Now to the real story here: is this an example of the Cosmos challenging MLS teams in talent? While we will never know the extent of Lewis’ playing time with the Cosmos, it will be interesting to see how well Lewis will play for the Whitecaps reserves and if he does indeed make the move onto the Whitecaps roster. We all know that the Cosmos have more money than any NASL club, but does this move signal that they have the buying power to compete with MLS clubs for rising prospects? If Stover’s statement is true, which is safe to assume that it is, then it shows that the Cosmos are looking at the same talent that the MLS is willing to spend first round draft picks on. And while the MLS does not have a salary cap, it does have a precedent for rookie contracts- just above 35,000$. Most rookies are signed to this base minimum salary, and as a result rookies that perform well are purchased by other leagues or teams for much more money. In all likelihood, Lewis was signed to the Whitecaps with this 35,000$ contract, but was also “signed” with the Cosmos for more money.

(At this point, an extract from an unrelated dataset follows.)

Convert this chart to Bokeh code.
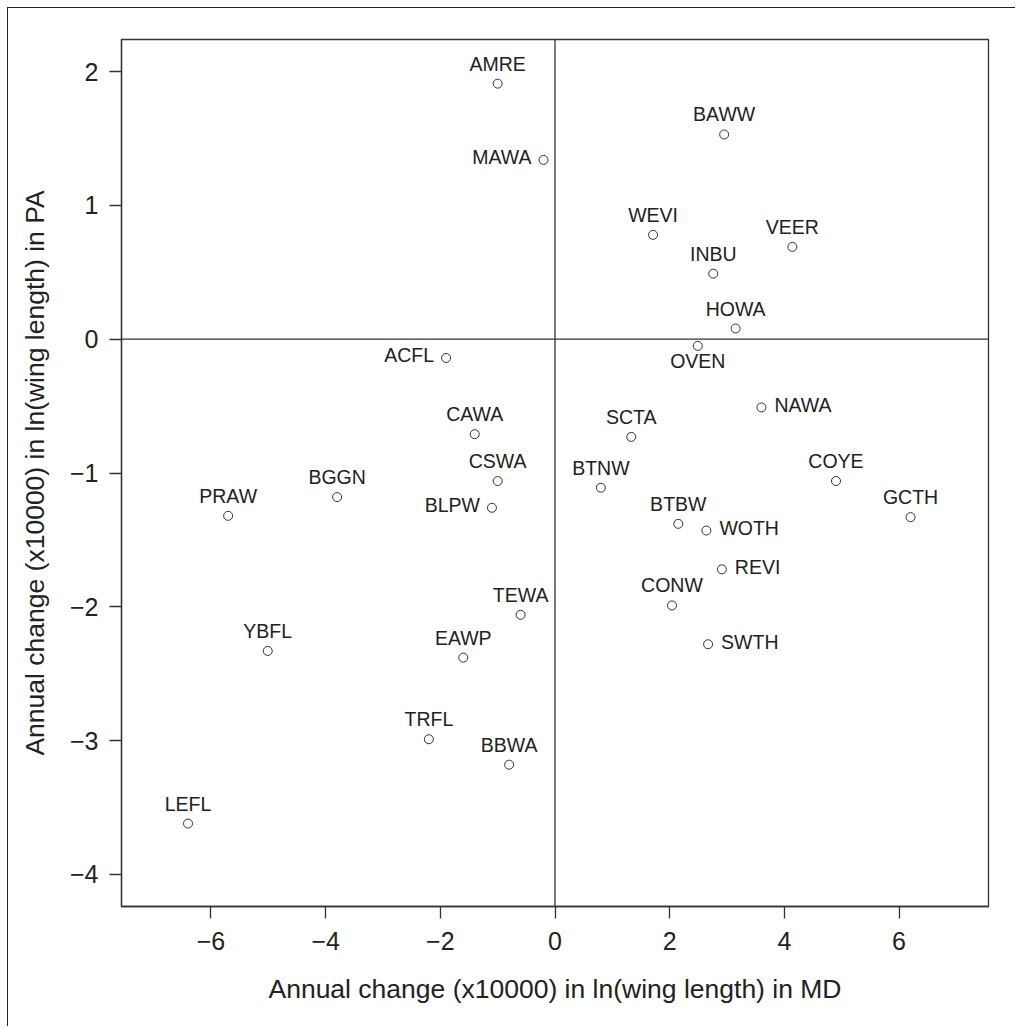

While I can’t claim to understand the legal battle that has gone on between the Whitecaps and the Cosmos and why Lewis has ended up with the Whitecaps, I do know this: this whole situation is beneficial for the New York Cosmos. While they might not have been able to keep Lewis, they have definitely gotten the attention of the American soccer community in terms of just how much purchasing power this club really has. MLS teams certainly can’t like having a competitor in the second-tier league of American soccer when it comes to emerging talent, and NASL teams have to enjoy the taste of validity that may be coming to the league with a story such as this. It will only fuel those who argue that the NASL is closing the gap between the two leagues, and if NASL teams continue to battle for highly touted prospects, those people may just end up being right.
Update: MLS has released new information on the deal, stating essentially that if the Whitecaps want him, they will have him. This information comes from MLS vice president of player personnel Lino DiCuollo, who stated,
“MLS has an agreement with Lewis and the Cosmos for him to join MLS and Vancouver, provided certain conditions are met. In the event the Whitecaps want to retain the player, as of the roster compliance date (March 1), then he will be with them on a loan or after a transfer from the Cosmos.”
So it appears as if Lewis is indeed signed with the Cosmos right now, but he may be transferred or loaned to Vancouver down the road.